The Naʼvi language (Naʼvi: Lìʼfya leNaʼvi) is the constructed language of the Naʼvi, the sapient humanoid indigenous inhabitants of the fictional moon Pandora in the 2009 film Avatar. It was created by Paul Frommer, a professor at the USC Marshall School of Business with a doctorate in linguistics. Naʼvi was designed to fit James Cameron's conception of what the language should sound like in the film, to be realistically learnable by the fictional human characters of the film, and to be pronounceable by the actors, but to not closely resemble any single human language.
When the film was released in 2009, Naʼvi had a growing vocabulary of about a thousand words, but understanding of its grammar was limited to the language's creator.However, this has changed subsequently as Frommer has expanded the lexicon to more than 2000 words and has published the grammar, thus making Naʼvi a relatively complete and learnable language.
Roots
The Naʼvi language has its origins in James Cameron's early work on Avatar. In 2005, while the film was still in scriptment form, Cameron felt it needed a complete, consistent language for the alien characters to speak. He had written approximately thirty words for this alien language but wanted a linguist to create the language in full. His production company, Lightstorm Entertainment, contacted the linguistics department at the University of Southern California seeking someone who would be interested in creating such a language. Edward Finegan, a professor of linguistics at USC, thought that the project would appeal to Paul Frommer, with whom he had co-authored a linguistics textbook, and so forwarded Lightstorm's inquiry on to him. Frommer and Cameron met to discuss the director's vision for the language and its use in the film; at the end of the meeting, Cameron shook Frommer's hand and said "Welcome aboard."
Based on Cameron's initial list of words, which had a "Polynesian flavor" according to Frommer, the linguist developed three different sets of meaningless words and phrases that conveyed a sense of what an alien language might sound like: one using contrasting tones, one using varying vowel lengths, and one using ejective consonants. Of the three, Cameron liked the sound of the ejectives most. His choice established the phonology that Frommer would use in developing the rest of the Naʼvi language – morphology,syntax, and an initial vocabulary – a task that took six months.
Development
The Naʼvi vocabulary was created by Frommer as needed for the script. By the time casting for Avatar began, the language was sufficiently developed that actors were required to read and pronounce Naʼvi dialogue during auditions. During shooting Frommer worked with the cast, helping them understand their Naʼvi dialogue and advising them on their Naʼvi pronunciation, stress, and intonation. Actors would often make mistakes in speaking Naʼvi. In some cases, those mistakes were plausibly explained as ones their human characters would make; in other cases, the mistakes were incorporated into the language.

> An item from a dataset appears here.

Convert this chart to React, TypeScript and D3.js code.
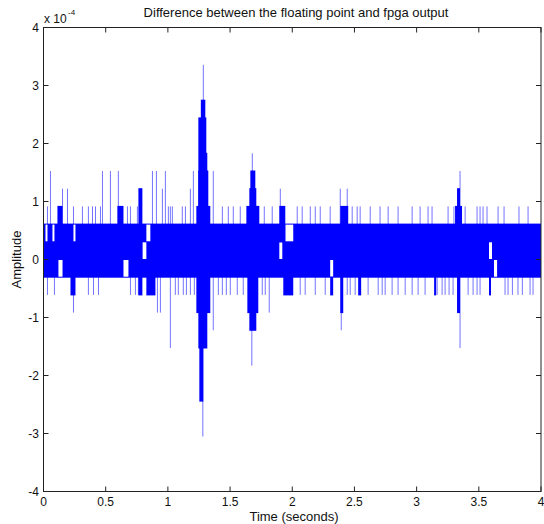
import React from "react";
import * as d3 from "d3";

// quantisation step of the fpga output (1 LSB = 2^-15)
const LSB = 1 / 32768;

const xTicks = [0, 0.5, 1, 1.5, 2, 2.5, 3, 3.5, 4];
const xTickLabels = ["0", "0.5", "1", "1.5", "2", "2.5", "3", "3.5", "4"];
const yTicks = [-4, -3, -2, -1, 0, 1, 2, 3, 4];
const yTickLabels = ["-4", "-3", "-2", "-1", "0", "1", "2", "3", "4"];

// dense band of the error signal: [tStart, tEnd, lowLevel, highLevel] (levels in LSB)
const baseBand: [number, number, number, number][] = [[0, 4, -1, 2]];

// parts of the band where the signal does not go: [t0, t1, lo, hi]
const notches: [number, number, number, number][] = [
  [0.016, 0.032, 1, 2],
  [0.072, 0.088, 1, 2],
  [0.12, 0.153, -1, 0],
  [0.241, 0.257, 1, 2],
  [0.643, 0.683, -1, 0],
  [0.795, 0.827, 0, 1],
  [0.827, 0.859, 1, 2],
  [1.896, 1.92, 0, 1],
  [1.944, 2.008, 1, 2],
  [2.305, 2.329, -1, 0],
  [3.582, 3.606, 0, 1],
  [3.622, 3.647, -1, 0],
];

// solid bursts where many consecutive samples exceed the band: [t0, t1, lo, hi]
const bursts: [number, number, number, number][] = [
  [0.112, 0.153, 1, 3],
  [0.217, 0.257, -2, 0],
  [0.594, 0.643, 1, 3],
  [0.763, 0.795, -2, 4],
  [0.827, 0.9, -2, 0],
  [1.229, 1.341, 0, 3],
  [1.245, 1.325, 0, 5],
  [1.253, 1.317, 0, 6],
  [1.245, 1.309, 0, 8],
  [1.265, 1.301, 0, 9],
  [1.229, 1.341, -3, 0],
  [1.245, 1.317, -5, 0],
  [1.253, 1.285, -8, 0],
  [1.631, 1.735, 0, 3],
  [1.655, 1.711, 0, 4],
  [1.663, 1.703, 0, 5],
  [1.639, 1.727, -3, 0],
  [1.655, 1.711, -4, 0],
  [1.896, 1.944, 1, 3],
  [1.928, 2.008, -2, 0],
  [2.305, 2.329, -2, -1],
  [2.386, 2.45, 1, 3],
  [2.386, 2.41, -3, 0],
  [2.53, 2.554, -2, 0],
  [3.141, 3.157, -2, 0],
  [3.309, 3.365, 1, 3],
  [3.325, 3.349, 1, 4],
  [3.325, 3.349, -3, 0],
  [3.582, 3.598, -2, 0],
];

// isolated positive samples (time s, level LSB)
const upTimes = [
  0.032, 0.056, 0.153, 0.193, 0.241, 0.313, 0.361, 0.394, 0.418, 0.458, 0.474,
  0.538, 0.602, 0.675, 0.699, 0.755, 0.779, 0.876, 0.908, 0.956, 0.98, 1.004,
  1.02, 1.036, 1.116, 1.141, 1.181, 1.205, 1.285, 1.365, 1.438, 1.486, 1.526,
  1.582, 1.679, 1.719, 1.775, 1.839, 1.904, 2.04, 2.08, 2.145, 2.185, 2.225,
  2.305, 2.386, 2.442, 2.482, 2.522, 2.546, 2.627, 2.706, 2.771, 2.851, 2.964,
  3.028, 3.092, 3.124, 3.253, 3.3, 3.349, 3.39, 3.486, 3.51, 3.534, 3.566,
  3.655, 3.703, 3.823, 3.896,
];
const upLevels = [
  3, 5, 4, 4, 3, 3, 3, 3, 3, 3, 5,
  5, 5, 3, 3, 3, 4, 5, 5, 4, 5, 3,
  3, 3, 3, 3, 4, 5, 11, 5, 3, 3, 3,
  3, 6, 3, 3, 3, 4, 3, 3, 3, 3, 3,
  3, 4, 4, 3, 3, 3, 3, 3, 3, 3, 3,
  3, 3, 3, 3, 3, 5, 3, 3, 3, 3, 3,
  3, 3, 3, 3,
];

// isolated negative samples (time s, level LSB)
const downTimes = [
  0.032, 0.088, 0.241, 0.361, 0.402, 0.442, 0.699, 0.739, 0.763, 0.916, 0.94,
  1.02, 1.06, 1.084, 1.124, 1.149, 1.181, 1.213, 1.281, 1.365, 1.406, 1.438,
  1.47, 1.502, 1.558, 1.606, 1.675, 1.759, 1.783, 1.815, 2.064, 2.104, 2.185,
  2.265, 2.394, 2.442, 2.466, 2.506, 2.61, 2.691, 2.723, 2.747, 2.803, 2.851,
  2.908, 2.964, 3.012, 3.068, 3.149, 3.165, 3.205, 3.229, 3.261, 3.293, 3.349,
  3.414, 3.454, 3.486, 3.51, 3.711, 3.735, 3.77, 3.815, 3.85, 3.912, 3.936,
];
const downLevels = [
  -2, -2, -3, -2, -2, -2, -2, -2, -2, -3, -3,
  -5, -2, -2, -2, -2, -2, -2, -10, -4, -2, -2,
  -2, -2, -2, -2, -6, -2, -2, -3, -2, -2, -2,
  -2, -4, -2, -2, -2, -2, -2, -2, -2, -2, -2,
  -2, -2, -2, -2, -2, -2, -2, -2, -2, -2, -5,
  -2, -2, -2, -2, -2, -2, -2, -2, -2, -2, -2,
];

const W = 544;
const H = 524;
const LEFT = 43.5;
const RIGHT = 541;
const TOP = 27.5;
const BOTTOM = 491.5;
const BLUE = "#0000ff";
const FONT = "'Liberation Sans', Arial, Helvetica, sans-serif";

export default function App() {
  const x = d3.scaleLinear().domain([0, 4]).range([LEFT, RIGHT]);
  const y = d3.scaleLinear().domain([-4e-4, 4e-4]).range([BOTTOM, TOP]);
  const ly = (l: number) => y(l * LSB);
  const tickLen = 5;

  const rect = (r: [number, number, number, number], i: number, fill: string, pad: number) => (
    <rect
      key={i}
      x={x(r[0])}
      width={Math.max(1, x(r[1]) - x(r[0]))}
      y={ly(r[3]) - pad}
      height={ly(r[2]) - ly(r[3]) + 2 * pad}
      fill={fill}
    />
  );

  return (
    <svg
      width={W}
      height={H}
      style={{ position: "absolute", left: 0, top: 0, background: "#fff" }}
      fontFamily={FONT}
    >
      <rect x={0} y={0} width={W} height={H} fill="#fff" />
      <g>
        {baseBand.map((r, i) => rect(r, i, BLUE, 0.5))}
        {notches.map((r, i) => rect(r, i, "#fff", -0.5))}
        {bursts.map((r, i) => rect(r, i, BLUE, 0.5))}
        {upTimes.map((t, i) => (
          <line
            key={"u" + i}
            x1={x(t)}
            x2={x(t)}
            y1={ly(2)}
            y2={ly(upLevels[i])}
            stroke={BLUE}
            strokeWidth={1}
            strokeOpacity={0.55}
          />
        ))}
        {downTimes.map((t, i) => (
          <line
            key={"d" + i}
            x1={x(t)}
            x2={x(t)}
            y1={ly(-1)}
            y2={ly(downLevels[i])}
            stroke={BLUE}
            strokeWidth={1}
            strokeOpacity={0.55}
          />
        ))}
      </g>

      {/* axes box */}
      <rect x={LEFT} y={TOP} width={RIGHT - LEFT} height={BOTTOM - TOP} fill="none" stroke="#222" strokeWidth={1} />
      {xTicks.map((t, i) => (
        <g key={"xt" + i}>
          <line x1={x(t)} x2={x(t)} y1={BOTTOM} y2={BOTTOM - tickLen} stroke="#222" />
          <line x1={x(t)} x2={x(t)} y1={TOP} y2={TOP + tickLen} stroke="#222" />
          <text x={x(t)} y={506} fontSize={12} textAnchor="middle" fill="#111">
            {xTickLabels[i]}
          </text>
        </g>
      ))}
      {yTicks.map((v, i) => (
        <g key={"yt" + i}>
          <line x1={LEFT} x2={LEFT + tickLen} y1={y(v * 1e-4)} y2={y(v * 1e-4)} stroke="#222" />
          <line x1={RIGHT} x2={RIGHT - tickLen} y1={y(v * 1e-4)} y2={y(v * 1e-4)} stroke="#222" />
          <text x={39} y={y(v * 1e-4) + 4} fontSize={12} textAnchor="end" fill="#111">
            {yTickLabels[i]}
          </text>
        </g>
      ))}

      <text x={44} y={23} fontSize={12} fill="#111">
        x 10
      </text>
      <text x={68} y={15} fontSize={8} fill="#111">
        -4
      </text>

      <text x={296} y={17} fontSize={13} textAnchor="middle" fill="#111">
        Difference between the floating point and fpga output
      </text>
      <text x={294} y={521} fontSize={13} textAnchor="middle" fill="#111">
        Time (seconds)
      </text>
      <text
        transform={`translate(21, ${y(0)}) rotate(-90)`}
        fontSize={13}
        textAnchor="middle"
        fill="#111"
      >
        Amplitude
      </text>
    </svg>
  );
}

Frommer expanded the vocabulary further in May 2009 when he worked on the Avatar video game, which required Naʼvi words that had not been needed for the film script and thus had not yet been invented. Frommer also translated into Naʼvi four sets of song lyrics that had been written by Cameron in English, and he helped vocalists with their pronunciation during the recording of James Horner's Avatar score. At the time of the film's release on December 18, 2009, the Naʼvi vocabulary consisted of approximately 1000 words.
Work on the Naʼvi language has continued even after the film's release. Frommer is working on a compendium which he plans to deliver to Fox in the near future. He hopes that the language will "have a life of its own," and thinks it would be "wonderful" if the language developed a following. Apparently, it has developed a following, as is evident through the increasing learner community of the language. The community's Lexical Expansion Project, together with Frommer, has expanded the lexicon by more than 50 percent.
Frommer also maintains a blog, Na’viteri, where he regularly posts additions to the lexicon and clarifications on grammar. Naʼviteri has been the source of the vast majority of Naʼvi growth independent of Frommer's contract with 20th Century Fox.